American troops are preparing to pull out of Iraq completely by the end of December, more than eight years after the invasion that ousted Saddam and promised a better life for Iraqis. As the country enters a post-US era, many Iraqis who had welcomed the 2003 invasion feel they remain in even more danger than before Saddam’s fall.

Security is a key indicator of Iraq’s future – it drives business investment, government policy decisions and the psyche of the war-torn nation.

In interviews across Baghdad, Iraqis cited the random daily bombings and shootings that continue to kill people here. At least under Saddam, they say, they knew they could avoid being targeted by violence by simply staying quiet.

Sectarian violence, which drove Iraq to the brink of civil war just a few years ago, was almost non-existent under Saddam.

In May 2003, two months after the invasion, there were fewer than a handful of daily attacks on Iraqis, national security forces and foreign troops. That number spiked in May 2007, with an average of 180 attacks a day, according to the US military data released by congressional investigators at the General Accounting Office. Between 2005 and 2008, an average of 60 Iraqis were killed daily.

Since then, violence has dropped dramatically, but attacks continue.

Several people a day die, and a bombing in a residential area or on a street of shops that causes no casualties still spreads fear among everyone who hears about it. This past July, US forces in Iraq reported an average of 20 daily bombings, rocket attacks and shootings – including some that were thwarted before they were carried out.

Sunni insurgent groups, which sprung up when Saddam was ousted and Iraq’s majority Shiites took power, continue to strike at anyone who tries to restore normalcy to Iraq – security forces, the government, Americans or even fellow Sunnis, like the 29 who were killed in a Baghdad mosque by a suicide bomber during Ramadan prayers this past month.

Certainly no one has forgotten the horrors under Saddam.

Estimates of how many Iraqis were executed or otherwise “disappeared” during Saddam’s 24-year regime range from 300,000 to 800,000. Reviews of bodies found in mass graves from that era point to what Gerard Alexander, an expert at the American Enterprise Institute think tank in Washington, has called a “conservative estimate” that an average 16,000 Iraqis a year were killed.
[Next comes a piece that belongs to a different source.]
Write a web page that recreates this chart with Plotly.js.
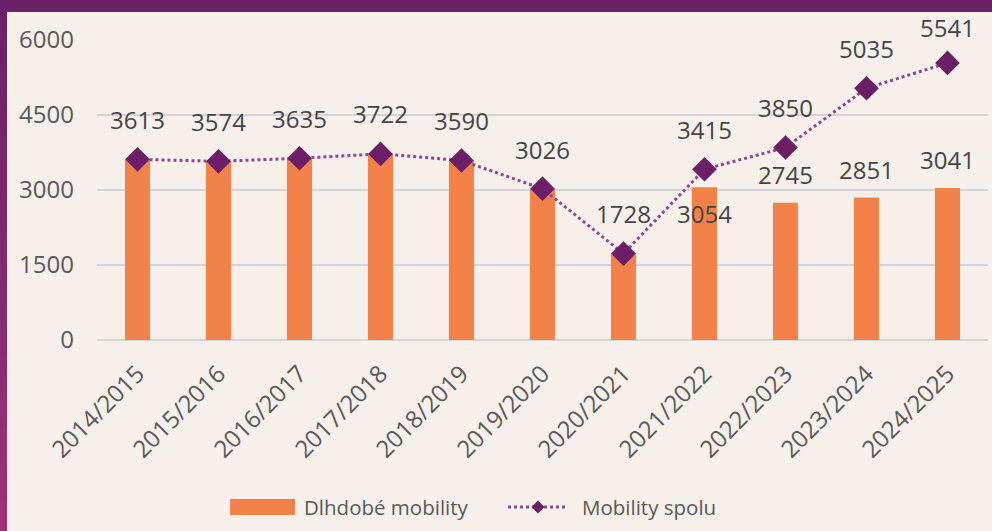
<!DOCTYPE html>
<html><head><meta charset="utf-8">
<script src="https://cdn.plot.ly/plotly-3.0.1.min.js"></script>
<style>
html,body{margin:0;padding:0;width:992px;height:531px;overflow:hidden;background:linear-gradient(to bottom,#6b2167 0%,#86296f 55%,#a1307a 100%);}
#chart{position:absolute;left:7px;top:12px;width:985px;height:519px;}
</style></head><body><div id="chart"></div>
<script>
const categories = ['2014/2015','2015/2016','2016/2017','2017/2018','2018/2019','2019/2020','2020/2021','2021/2022','2022/2023','2023/2024','2024/2025'];
const longTermMobility = [3613,3574,3635,3722,3590,3026,1728,3054,2745,2851,3041];
const totalMobility = [3613,3574,3635,3722,3590,3026,1728,3415,3850,5035,5541];
const barLabelShown = [false,false,false,false,false,false,false,true,true,true,true];
const yTickValues = [0,1500,3000,4500,6000];
const seriesNames = ['Dlhdobé mobility','Mobility spolu'];

// label placement (styles, not data)
const lineLabelShift = [40,40,40,40,40,39,40,40,40,40,35];
const barLabelShift = [28,28,28,28,28,28,28,-26,28,28,28];

const FONT = '"Open Sans", "Noto Sans", sans-serif';
const labelColor = '#454545';
const axisColor = '#595959';
const barColor = '#f2814a';
const lineColor = '#8a4a8c';
const markerColor = '#6a1f66';

const M = {l:90, r:4, t:28, b:191};
const W = 985, H = 519;
const plotW = W - M.l - M.r, plotH = H - M.t - M.b;
const px = v => (v - M.l) / plotW;          // div pixel -> paper x
const py = v => (H - M.b - v) / plotH;      // div pixel -> paper y

const traces = [
  {type:'bar', name:seriesNames[0], x:categories, y:longTermMobility,
   marker:{color:barColor}, showlegend:false},
  {type:'scatter', mode:'lines+markers', name:seriesNames[1], x:categories, y:totalMobility,
   line:{color:lineColor, width:3, dash:'dot'},
   marker:{symbol:'diamond', size:19, color:markerColor}, showlegend:false}
];

const annotations = [];
categories.forEach((c,i)=>{
  annotations.push({x:c, y:totalMobility[i], xref:'x', yref:'y', text:String(totalMobility[i]),
    showarrow:false, yshift:lineLabelShift[i], font:{family:FONT, size:24, color:labelColor}});
  if(barLabelShown[i]){
    annotations.push({x:c, y:longTermMobility[i], xref:'x', yref:'y', text:String(longTermMobility[i]),
      showarrow:false, yshift:barLabelShift[i], font:{family:FONT, size:24, color:labelColor}});
  }
});

// custom legend (layout decoration)
const legY = 495;
annotations.push({xref:'paper', yref:'paper', x:px(295), y:py(legY), xanchor:'left', yanchor:'middle',
  text:seriesNames[0], showarrow:false, font:{family:FONT, size:20.5, color:axisColor}});
annotations.push({xref:'paper', yref:'paper', x:px(573), y:py(legY), xanchor:'left', yanchor:'middle',
  text:seriesNames[1], showarrow:false, font:{family:FONT, size:20.5, color:axisColor}});
const shapes = [
  {type:'rect', xref:'paper', yref:'paper', x0:px(223), x1:px(288), y0:py(503), y1:py(487),
   fillcolor:barColor, line:{width:0}},
  {type:'line', xref:'paper', yref:'paper', x0:px(501), x1:px(561), y0:py(legY), y1:py(legY),
   line:{color:lineColor, width:3, dash:'dot'}},
  {type:'path', xref:'paper', yref:'paper', xsizemode:'pixel', ysizemode:'pixel',
   xanchor:px(531), yanchor:py(legY), path:'M0,6.5 L6.5,0 L0,-6.5 L-6.5,0 Z',
   fillcolor:markerColor, line:{width:0}}
];

const layout = {
  width:W, height:H,
  paper_bgcolor:'#f7efea', plot_bgcolor:'#f7efea',
  margin:M,
  font:{family:FONT, color:axisColor},
  bargap:0.69,
  showlegend:false,
  xaxis:{type:'category', range:[-0.5, categories.length-0.5], tickangle:-45,
    tickfont:{family:FONT, size:24, color:axisColor},
    showgrid:false, zeroline:false, showline:false, ticks:'', ticklabelstandoff:14},
  yaxis:{range:[0,6000], tickvals:yTickValues, ticktext:yTickValues.map(String),
    tickfont:{family:FONT, size:24, color:axisColor},
    showgrid:true, gridcolor:'#d2d5d8', gridwidth:2,
    zeroline:true, zerolinecolor:'#d2d5d8', zerolinewidth:2,
    showline:false, ticks:'', ticklabelstandoff:22},
  annotations:annotations,
  shapes:shapes
};

Plotly.newPlot('chart', traces, layout, {displayModeBar:false, staticPlot:true});
</script></body></html>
Saddam persecuted prominent Shiite clerics and their followers and launched what Human Rights Watch calls a campaign of genocide against Kurds. People from all backgrounds rarely, if ever, dared to criticize the government, even to relatives or neighbours, for fear they’d be taken away by Saddam’s secret police and beaten, imprisoned, killed, or simply disappear.
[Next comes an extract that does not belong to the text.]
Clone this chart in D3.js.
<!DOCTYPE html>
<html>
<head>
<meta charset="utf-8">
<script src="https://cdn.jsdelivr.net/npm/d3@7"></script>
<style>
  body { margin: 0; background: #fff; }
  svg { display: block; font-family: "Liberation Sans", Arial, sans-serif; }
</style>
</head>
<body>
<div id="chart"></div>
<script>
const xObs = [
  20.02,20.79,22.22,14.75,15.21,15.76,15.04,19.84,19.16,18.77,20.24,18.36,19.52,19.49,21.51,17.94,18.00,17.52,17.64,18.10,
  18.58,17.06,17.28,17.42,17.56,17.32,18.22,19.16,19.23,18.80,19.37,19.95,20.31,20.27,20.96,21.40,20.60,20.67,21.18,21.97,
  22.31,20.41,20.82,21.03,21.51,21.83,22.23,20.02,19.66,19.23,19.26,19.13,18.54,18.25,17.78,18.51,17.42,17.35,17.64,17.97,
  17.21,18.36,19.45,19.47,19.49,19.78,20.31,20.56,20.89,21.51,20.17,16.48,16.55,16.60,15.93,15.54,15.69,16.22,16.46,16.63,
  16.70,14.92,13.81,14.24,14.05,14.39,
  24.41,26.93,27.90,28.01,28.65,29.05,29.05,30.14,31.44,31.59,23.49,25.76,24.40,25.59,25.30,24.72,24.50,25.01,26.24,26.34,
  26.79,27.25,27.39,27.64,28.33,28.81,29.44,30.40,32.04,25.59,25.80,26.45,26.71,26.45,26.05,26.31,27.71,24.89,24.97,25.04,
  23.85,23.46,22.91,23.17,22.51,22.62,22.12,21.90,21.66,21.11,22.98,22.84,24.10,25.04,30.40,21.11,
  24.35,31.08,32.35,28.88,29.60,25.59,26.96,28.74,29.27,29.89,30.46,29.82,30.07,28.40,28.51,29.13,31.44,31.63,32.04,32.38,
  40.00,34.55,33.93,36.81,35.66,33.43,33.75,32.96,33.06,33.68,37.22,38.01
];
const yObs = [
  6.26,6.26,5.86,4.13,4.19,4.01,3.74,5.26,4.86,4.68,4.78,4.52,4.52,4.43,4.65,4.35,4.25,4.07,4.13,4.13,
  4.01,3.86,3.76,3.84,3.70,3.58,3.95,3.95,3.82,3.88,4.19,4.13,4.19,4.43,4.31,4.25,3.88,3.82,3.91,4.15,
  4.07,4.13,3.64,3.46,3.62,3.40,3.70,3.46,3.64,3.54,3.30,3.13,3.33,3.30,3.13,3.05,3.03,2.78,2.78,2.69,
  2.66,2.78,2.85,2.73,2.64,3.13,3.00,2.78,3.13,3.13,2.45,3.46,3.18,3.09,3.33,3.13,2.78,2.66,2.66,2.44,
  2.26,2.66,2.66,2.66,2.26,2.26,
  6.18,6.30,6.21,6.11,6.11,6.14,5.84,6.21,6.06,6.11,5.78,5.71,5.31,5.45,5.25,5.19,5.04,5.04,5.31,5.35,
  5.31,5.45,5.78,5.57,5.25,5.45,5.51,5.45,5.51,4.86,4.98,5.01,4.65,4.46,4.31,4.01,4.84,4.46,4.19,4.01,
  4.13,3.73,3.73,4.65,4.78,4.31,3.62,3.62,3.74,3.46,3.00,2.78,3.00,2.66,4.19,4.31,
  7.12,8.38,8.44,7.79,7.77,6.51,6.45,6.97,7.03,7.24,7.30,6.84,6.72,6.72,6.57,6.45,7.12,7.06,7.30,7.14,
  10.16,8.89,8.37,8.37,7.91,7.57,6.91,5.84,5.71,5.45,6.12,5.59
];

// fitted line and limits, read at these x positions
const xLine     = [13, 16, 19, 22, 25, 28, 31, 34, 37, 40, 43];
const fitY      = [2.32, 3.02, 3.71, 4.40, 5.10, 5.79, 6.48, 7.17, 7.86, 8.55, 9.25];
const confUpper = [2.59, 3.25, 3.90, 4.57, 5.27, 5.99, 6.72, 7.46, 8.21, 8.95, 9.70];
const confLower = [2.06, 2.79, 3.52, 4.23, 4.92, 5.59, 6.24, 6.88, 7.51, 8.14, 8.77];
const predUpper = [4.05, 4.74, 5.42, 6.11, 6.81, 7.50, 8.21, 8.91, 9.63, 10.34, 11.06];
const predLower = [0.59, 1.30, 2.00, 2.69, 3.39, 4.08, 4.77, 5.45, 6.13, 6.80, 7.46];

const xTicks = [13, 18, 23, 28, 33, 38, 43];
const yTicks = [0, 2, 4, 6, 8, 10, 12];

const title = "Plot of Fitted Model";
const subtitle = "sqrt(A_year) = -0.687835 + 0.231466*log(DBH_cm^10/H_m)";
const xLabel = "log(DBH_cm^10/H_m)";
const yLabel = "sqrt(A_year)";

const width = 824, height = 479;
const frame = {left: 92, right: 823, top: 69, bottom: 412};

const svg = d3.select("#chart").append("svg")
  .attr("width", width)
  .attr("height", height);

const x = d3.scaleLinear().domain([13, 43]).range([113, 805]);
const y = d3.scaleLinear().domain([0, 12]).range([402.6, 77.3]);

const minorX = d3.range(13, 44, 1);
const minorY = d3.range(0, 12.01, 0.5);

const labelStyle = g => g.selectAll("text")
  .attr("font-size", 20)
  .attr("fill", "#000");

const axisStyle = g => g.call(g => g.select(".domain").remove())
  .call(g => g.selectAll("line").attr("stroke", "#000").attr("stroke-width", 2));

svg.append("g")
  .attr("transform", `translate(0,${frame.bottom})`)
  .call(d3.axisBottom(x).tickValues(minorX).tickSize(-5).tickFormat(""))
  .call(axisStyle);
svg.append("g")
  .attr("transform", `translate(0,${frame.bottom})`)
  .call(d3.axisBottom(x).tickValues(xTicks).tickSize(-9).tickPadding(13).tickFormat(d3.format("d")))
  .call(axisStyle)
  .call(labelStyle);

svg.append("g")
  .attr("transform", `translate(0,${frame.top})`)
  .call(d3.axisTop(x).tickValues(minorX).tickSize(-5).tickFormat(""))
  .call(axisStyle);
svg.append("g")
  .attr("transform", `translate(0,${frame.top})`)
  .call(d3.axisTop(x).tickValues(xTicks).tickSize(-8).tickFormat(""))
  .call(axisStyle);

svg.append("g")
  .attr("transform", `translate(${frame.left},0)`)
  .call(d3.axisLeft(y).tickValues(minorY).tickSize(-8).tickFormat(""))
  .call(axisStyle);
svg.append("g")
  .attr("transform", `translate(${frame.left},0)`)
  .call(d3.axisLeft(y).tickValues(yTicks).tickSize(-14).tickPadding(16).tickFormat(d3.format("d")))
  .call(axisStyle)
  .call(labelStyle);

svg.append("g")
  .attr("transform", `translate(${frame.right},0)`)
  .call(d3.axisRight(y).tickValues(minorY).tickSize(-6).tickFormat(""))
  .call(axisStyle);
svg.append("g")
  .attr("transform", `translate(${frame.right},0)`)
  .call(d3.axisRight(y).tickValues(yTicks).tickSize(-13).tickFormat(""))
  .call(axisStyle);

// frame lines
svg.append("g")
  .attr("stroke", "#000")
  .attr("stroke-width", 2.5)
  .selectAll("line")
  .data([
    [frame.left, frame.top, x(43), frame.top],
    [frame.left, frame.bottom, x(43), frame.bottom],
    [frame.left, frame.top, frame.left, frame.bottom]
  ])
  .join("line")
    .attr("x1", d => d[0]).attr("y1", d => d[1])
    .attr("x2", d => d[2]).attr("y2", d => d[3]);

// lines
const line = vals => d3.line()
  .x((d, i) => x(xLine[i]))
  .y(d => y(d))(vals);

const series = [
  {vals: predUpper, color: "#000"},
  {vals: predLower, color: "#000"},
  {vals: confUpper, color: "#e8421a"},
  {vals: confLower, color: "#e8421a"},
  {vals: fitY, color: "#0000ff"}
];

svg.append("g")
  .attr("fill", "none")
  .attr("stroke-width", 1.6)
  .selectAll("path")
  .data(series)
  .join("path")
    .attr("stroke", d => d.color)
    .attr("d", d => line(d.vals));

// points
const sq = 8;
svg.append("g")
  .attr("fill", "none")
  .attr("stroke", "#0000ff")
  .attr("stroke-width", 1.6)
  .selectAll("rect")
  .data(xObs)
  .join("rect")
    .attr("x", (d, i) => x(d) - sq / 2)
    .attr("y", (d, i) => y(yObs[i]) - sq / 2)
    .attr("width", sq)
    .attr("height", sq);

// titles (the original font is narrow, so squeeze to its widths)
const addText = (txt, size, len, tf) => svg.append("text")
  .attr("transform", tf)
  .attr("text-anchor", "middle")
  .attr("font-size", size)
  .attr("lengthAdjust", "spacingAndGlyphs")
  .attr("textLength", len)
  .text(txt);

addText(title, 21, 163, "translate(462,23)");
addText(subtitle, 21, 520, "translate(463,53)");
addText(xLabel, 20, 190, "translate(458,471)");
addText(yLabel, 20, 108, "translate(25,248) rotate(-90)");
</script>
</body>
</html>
The US military surge that poured more than 160,000 troops into Iraq in 2007 quelled much of the sectarian violence.

But a July report by the US watchdog that oversees construction in Iraq concluded that the nation is more dangerous now than it was last year due to bombings, assassinations and a resurgence in violence by Iranian-backed Shiite militias. Iraq Body Count, an independent British monitoring group, estimates at least 102,043 Iraqi civilians have been killed since the war began.

The violence looms over the American military’s planned exit, fuelling fears about instability and burgeoning influence from neighbouring Iran. As a result, Baghdad and Washington are reconsidering whether the US troops should leave by 31 December, as required under a 2008 security agreement.